**GIVEN REQUEST**
Skip the pictures, please, and write out exactly the lines from the opening of the data through the line containing "(s2a) -- (s2b);".

**PROVIDED DATA**
====

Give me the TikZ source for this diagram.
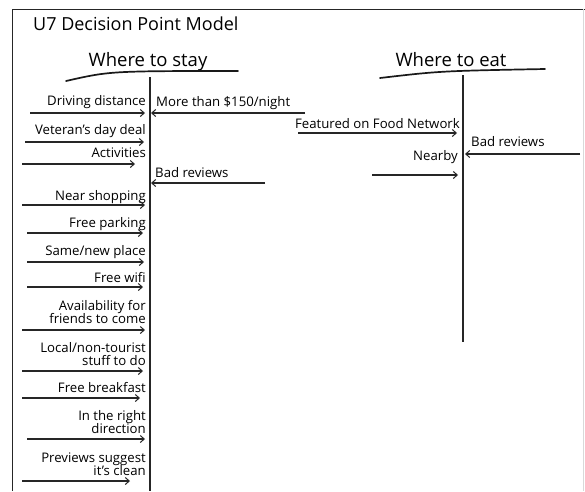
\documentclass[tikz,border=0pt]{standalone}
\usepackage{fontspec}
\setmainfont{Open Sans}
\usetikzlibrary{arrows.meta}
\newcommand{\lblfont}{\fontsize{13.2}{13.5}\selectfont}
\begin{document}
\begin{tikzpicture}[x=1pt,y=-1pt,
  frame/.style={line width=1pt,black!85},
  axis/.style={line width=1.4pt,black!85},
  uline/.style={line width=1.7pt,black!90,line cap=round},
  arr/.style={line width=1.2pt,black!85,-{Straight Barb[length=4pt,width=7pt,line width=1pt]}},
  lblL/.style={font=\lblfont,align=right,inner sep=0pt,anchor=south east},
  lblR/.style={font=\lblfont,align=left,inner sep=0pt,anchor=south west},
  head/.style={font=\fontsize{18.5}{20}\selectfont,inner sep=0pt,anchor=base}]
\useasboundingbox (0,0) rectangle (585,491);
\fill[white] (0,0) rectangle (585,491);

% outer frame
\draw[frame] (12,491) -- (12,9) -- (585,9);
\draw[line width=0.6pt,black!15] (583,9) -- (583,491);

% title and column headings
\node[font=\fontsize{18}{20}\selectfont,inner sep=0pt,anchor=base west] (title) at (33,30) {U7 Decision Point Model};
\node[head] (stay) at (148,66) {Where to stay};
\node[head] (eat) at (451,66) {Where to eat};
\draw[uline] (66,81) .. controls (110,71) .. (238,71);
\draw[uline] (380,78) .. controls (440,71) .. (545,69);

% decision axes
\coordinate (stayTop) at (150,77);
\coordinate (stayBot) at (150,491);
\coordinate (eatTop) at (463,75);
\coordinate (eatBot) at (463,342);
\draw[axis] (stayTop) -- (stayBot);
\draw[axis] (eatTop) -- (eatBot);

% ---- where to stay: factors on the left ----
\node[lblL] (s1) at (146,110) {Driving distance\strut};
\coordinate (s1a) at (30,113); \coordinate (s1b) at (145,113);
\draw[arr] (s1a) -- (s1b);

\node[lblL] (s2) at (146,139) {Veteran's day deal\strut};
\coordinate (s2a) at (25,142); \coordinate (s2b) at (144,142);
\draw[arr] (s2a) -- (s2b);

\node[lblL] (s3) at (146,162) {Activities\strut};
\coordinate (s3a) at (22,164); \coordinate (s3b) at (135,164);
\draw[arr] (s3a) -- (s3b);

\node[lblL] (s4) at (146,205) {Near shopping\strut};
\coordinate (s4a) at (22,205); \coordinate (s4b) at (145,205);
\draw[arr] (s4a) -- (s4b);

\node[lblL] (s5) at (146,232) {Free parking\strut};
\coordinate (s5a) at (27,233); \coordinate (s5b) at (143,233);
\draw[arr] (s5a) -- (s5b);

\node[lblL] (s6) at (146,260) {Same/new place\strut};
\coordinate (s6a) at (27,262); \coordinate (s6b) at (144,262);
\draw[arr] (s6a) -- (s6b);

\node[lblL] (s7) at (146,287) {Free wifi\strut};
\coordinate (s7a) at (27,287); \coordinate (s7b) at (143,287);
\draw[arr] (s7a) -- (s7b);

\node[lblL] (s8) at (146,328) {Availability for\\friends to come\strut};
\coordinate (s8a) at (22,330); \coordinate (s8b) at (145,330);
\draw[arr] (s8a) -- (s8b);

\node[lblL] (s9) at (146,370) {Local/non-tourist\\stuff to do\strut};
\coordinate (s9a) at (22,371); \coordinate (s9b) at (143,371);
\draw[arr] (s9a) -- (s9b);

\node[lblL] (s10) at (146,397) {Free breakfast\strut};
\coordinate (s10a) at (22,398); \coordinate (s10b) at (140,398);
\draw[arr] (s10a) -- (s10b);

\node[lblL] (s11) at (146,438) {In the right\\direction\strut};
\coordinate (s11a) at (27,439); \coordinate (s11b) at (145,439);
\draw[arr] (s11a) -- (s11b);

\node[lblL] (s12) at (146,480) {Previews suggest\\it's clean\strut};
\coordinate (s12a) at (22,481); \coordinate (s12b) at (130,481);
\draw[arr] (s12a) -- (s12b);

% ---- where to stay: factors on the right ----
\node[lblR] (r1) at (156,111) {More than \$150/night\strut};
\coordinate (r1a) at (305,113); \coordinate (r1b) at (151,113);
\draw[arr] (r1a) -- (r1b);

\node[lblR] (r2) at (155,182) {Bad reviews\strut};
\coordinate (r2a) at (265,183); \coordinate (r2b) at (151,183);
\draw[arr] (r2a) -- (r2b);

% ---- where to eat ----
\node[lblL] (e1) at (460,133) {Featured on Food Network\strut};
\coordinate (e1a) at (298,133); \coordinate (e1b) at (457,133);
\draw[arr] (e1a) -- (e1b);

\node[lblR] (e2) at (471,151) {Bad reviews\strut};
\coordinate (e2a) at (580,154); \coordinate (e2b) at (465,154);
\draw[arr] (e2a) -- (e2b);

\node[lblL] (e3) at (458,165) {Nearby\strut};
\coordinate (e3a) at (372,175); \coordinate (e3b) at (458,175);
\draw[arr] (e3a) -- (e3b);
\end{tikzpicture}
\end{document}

====

**SOLUTION BELOW**
Give me the TikZ source for this diagram.
\documentclass[tikz,border=0pt]{standalone}
\usepackage{fontspec}
\setmainfont{Open Sans}
\usetikzlibrary{arrows.meta}
\newcommand{\lblfont}{\fontsize{13.2}{13.5}\selectfont}
\begin{document}
\begin{tikzpicture}[x=1pt,y=-1pt,
  frame/.style={line width=1pt,black!85},
  axis/.style={line width=1.4pt,black!85},
  uline/.style={line width=1.7pt,black!90,line cap=round},
  arr/.style={line width=1.2pt,black!85,-{Straight Barb[length=4pt,width=7pt,line width=1pt]}},
  lblL/.style={font=\lblfont,align=right,inner sep=0pt,anchor=south east},
  lblR/.style={font=\lblfont,align=left,inner sep=0pt,anchor=south west},
  head/.style={font=\fontsize{18.5}{20}\selectfont,inner sep=0pt,anchor=base}]
\useasboundingbox (0,0) rectangle (585,491);
\fill[white] (0,0) rectangle (585,491);

% outer frame
\draw[frame] (12,491) -- (12,9) -- (585,9);
\draw[line width=0.6pt,black!15] (583,9) -- (583,491);

% title and column headings
\node[font=\fontsize{18}{20}\selectfont,inner sep=0pt,anchor=base west] (title) at (33,30) {U7 Decision Point Model};
\node[head] (stay) at (148,66) {Where to stay};
\node[head] (eat) at (451,66) {Where to eat};
\draw[uline] (66,81) .. controls (110,71) .. (238,71);
\draw[uline] (380,78) .. controls (440,71) .. (545,69);

% decision axes
\coordinate (stayTop) at (150,77);
\coordinate (stayBot) at (150,491);
\coordinate (eatTop) at (463,75);
\coordinate (eatBot) at (463,342);
\draw[axis] (stayTop) -- (stayBot);
\draw[axis] (eatTop) -- (eatBot);

% ---- where to stay: factors on the left ----
\node[lblL] (s1) at (146,110) {Driving distance\strut};
\coordinate (s1a) at (30,113); \coordinate (s1b) at (145,113);
\draw[arr] (s1a) -- (s1b);

\node[lblL] (s2) at (146,139) {Veteran's day deal\strut};
\coordinate (s2a) at (25,142); \coordinate (s2b) at (144,142);
\draw[arr] (s2a) -- (s2b);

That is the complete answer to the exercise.